[The task] For this exercise, copy out each line of the material below that includes "Clone".

[Material for the task]

▽

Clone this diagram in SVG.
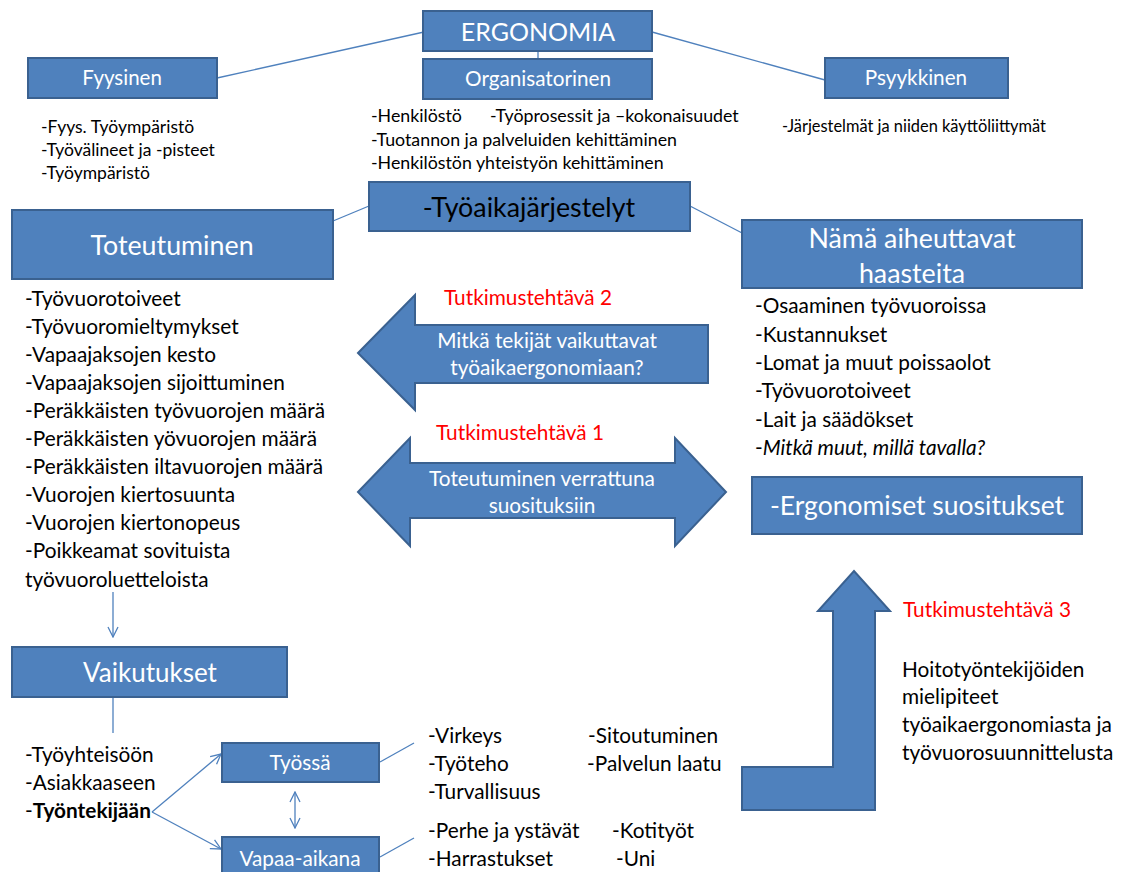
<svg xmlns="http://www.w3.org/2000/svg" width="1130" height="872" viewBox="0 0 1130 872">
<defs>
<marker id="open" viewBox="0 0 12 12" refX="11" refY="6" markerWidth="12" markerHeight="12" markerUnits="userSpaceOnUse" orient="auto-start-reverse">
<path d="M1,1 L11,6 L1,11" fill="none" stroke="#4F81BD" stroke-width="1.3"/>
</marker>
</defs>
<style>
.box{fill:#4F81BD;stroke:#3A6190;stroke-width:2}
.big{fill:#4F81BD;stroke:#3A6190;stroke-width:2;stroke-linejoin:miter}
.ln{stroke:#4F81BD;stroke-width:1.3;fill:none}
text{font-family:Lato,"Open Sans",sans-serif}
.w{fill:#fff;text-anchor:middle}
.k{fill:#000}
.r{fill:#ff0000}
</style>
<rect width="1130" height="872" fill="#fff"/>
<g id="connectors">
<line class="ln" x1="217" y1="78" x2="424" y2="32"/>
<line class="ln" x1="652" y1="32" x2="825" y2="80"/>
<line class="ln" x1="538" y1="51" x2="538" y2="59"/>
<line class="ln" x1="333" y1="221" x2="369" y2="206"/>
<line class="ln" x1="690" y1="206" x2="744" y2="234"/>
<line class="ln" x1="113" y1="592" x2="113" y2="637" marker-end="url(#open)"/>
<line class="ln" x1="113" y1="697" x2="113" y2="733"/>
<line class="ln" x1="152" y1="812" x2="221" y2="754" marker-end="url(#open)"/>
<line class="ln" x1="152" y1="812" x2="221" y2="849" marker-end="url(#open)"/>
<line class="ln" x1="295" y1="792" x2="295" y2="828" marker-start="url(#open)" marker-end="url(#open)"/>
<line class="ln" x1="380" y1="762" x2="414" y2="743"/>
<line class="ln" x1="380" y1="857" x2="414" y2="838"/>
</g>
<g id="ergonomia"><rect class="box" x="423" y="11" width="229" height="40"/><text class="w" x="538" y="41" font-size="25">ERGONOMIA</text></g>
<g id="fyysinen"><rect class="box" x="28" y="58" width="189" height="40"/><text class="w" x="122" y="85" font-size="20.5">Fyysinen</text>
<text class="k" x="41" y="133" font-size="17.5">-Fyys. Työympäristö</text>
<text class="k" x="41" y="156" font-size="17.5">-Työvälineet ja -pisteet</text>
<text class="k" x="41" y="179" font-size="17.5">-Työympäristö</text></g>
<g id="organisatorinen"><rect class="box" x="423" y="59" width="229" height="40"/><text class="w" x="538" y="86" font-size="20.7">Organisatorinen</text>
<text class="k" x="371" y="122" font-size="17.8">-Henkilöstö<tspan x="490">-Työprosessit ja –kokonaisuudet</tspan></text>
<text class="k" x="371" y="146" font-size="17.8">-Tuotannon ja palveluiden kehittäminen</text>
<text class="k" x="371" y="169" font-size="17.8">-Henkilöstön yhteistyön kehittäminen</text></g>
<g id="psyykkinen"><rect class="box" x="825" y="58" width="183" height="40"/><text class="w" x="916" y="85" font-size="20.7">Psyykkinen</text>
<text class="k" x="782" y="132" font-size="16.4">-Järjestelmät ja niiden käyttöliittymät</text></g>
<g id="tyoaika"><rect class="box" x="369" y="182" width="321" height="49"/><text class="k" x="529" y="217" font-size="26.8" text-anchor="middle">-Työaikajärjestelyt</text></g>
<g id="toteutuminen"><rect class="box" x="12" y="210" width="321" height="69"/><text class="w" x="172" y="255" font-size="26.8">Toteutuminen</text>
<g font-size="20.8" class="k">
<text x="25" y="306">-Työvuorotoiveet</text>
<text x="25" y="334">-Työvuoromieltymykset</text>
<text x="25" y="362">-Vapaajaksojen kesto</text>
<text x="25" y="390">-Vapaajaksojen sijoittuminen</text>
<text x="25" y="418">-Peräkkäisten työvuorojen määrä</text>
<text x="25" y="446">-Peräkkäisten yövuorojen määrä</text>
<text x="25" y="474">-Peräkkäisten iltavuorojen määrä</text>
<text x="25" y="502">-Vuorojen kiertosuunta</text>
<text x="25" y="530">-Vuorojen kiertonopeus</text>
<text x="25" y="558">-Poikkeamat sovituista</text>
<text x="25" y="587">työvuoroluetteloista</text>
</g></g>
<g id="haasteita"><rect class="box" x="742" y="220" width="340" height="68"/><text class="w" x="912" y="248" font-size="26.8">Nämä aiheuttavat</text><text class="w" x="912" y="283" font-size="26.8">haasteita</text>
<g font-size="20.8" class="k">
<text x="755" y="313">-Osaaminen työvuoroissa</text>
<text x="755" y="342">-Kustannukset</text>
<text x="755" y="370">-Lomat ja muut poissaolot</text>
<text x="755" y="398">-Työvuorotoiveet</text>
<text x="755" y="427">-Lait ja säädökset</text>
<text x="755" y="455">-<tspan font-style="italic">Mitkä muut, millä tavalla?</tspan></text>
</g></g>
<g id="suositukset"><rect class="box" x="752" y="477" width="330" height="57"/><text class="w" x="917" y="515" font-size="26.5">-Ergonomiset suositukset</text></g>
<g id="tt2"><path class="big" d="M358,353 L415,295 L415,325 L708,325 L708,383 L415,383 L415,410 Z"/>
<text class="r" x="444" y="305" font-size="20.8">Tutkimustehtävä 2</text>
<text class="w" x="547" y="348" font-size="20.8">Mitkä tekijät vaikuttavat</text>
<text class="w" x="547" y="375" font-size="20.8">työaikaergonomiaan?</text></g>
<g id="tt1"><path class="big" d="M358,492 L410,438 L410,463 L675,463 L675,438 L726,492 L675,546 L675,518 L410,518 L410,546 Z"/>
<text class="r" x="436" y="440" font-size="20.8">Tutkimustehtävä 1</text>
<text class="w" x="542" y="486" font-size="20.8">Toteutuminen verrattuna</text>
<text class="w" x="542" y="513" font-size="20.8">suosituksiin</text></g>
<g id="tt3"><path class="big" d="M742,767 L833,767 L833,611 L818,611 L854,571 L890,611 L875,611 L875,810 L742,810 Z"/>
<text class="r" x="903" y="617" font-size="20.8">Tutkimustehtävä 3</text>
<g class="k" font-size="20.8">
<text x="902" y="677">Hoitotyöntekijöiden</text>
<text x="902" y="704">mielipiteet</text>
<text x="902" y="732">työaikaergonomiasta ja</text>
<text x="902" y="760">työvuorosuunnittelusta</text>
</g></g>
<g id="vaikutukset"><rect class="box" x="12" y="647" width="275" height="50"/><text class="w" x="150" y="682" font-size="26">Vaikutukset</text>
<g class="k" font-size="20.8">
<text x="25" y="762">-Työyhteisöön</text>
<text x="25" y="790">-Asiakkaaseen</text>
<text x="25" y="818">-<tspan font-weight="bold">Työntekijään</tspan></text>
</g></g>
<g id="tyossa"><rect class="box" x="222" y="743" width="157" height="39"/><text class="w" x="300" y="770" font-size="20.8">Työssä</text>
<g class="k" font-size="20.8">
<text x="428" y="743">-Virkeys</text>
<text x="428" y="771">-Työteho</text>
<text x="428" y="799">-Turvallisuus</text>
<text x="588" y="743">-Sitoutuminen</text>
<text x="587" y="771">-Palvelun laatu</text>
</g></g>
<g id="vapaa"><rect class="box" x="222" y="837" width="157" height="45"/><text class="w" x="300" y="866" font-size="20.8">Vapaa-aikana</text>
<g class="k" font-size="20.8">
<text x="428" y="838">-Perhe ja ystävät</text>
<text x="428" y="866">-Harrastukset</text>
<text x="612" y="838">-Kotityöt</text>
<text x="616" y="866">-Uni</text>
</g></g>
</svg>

△
▽

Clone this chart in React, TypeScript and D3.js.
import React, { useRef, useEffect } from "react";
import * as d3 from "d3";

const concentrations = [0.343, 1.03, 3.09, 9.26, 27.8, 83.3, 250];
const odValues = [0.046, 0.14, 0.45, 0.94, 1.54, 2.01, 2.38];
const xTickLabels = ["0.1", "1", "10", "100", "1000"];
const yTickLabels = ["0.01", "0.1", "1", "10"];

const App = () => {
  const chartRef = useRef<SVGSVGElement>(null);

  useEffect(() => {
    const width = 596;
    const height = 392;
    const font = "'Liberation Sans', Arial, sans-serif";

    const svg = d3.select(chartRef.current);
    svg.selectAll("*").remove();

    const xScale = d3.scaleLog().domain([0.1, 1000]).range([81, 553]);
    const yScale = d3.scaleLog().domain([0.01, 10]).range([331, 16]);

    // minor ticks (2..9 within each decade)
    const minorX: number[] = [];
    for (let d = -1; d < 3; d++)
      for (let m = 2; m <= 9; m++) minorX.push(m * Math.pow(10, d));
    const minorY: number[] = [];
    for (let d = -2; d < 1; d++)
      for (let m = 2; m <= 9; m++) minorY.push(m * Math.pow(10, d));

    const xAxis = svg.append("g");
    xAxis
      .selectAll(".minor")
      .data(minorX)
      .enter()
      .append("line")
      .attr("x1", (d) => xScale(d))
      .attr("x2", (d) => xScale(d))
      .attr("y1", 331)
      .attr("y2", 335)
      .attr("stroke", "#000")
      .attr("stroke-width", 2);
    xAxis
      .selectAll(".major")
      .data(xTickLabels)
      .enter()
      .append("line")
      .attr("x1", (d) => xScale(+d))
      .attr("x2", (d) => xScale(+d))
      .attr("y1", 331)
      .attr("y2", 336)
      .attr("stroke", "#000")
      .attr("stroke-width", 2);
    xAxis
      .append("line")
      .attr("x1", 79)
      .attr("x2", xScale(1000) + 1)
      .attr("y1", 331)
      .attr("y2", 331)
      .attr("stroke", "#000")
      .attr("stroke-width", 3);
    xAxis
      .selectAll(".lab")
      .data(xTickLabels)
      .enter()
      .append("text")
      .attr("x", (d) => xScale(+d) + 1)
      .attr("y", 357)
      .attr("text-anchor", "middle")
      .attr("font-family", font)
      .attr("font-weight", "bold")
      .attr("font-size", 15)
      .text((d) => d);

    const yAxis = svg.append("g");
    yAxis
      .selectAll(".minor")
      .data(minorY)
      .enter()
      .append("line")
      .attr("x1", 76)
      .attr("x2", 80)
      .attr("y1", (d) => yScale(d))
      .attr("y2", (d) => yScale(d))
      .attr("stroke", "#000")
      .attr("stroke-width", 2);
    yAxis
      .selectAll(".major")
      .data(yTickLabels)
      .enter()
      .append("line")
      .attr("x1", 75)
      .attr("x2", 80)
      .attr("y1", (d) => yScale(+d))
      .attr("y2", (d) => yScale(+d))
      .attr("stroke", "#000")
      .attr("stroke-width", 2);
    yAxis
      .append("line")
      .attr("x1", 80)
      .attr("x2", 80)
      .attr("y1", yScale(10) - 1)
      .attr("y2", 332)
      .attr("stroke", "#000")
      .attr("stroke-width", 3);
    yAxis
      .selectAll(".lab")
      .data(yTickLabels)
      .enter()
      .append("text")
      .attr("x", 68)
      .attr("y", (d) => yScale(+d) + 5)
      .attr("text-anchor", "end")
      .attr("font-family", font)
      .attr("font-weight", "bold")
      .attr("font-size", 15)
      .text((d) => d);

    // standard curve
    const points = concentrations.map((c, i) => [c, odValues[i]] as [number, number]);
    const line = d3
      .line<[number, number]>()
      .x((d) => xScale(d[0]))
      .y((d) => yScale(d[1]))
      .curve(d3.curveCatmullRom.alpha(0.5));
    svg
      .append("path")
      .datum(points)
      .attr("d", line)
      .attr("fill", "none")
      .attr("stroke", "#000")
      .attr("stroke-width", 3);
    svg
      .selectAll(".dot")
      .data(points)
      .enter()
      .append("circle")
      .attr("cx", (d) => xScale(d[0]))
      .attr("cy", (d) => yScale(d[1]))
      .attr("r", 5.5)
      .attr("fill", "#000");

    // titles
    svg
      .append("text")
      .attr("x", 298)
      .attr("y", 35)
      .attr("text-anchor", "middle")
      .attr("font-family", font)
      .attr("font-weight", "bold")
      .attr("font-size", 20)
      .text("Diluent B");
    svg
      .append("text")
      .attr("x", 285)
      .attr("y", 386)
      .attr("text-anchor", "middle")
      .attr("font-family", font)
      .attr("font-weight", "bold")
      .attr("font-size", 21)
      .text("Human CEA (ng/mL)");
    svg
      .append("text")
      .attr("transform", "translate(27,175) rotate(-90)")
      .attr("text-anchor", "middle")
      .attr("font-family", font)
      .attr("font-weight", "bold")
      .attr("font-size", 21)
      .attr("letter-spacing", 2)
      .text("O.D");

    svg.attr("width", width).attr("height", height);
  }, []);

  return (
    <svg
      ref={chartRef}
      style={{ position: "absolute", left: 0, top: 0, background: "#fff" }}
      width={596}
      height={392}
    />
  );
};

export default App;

△

[Task solution]
Clone this diagram in SVG.
Clone this chart in React, TypeScript and D3.js.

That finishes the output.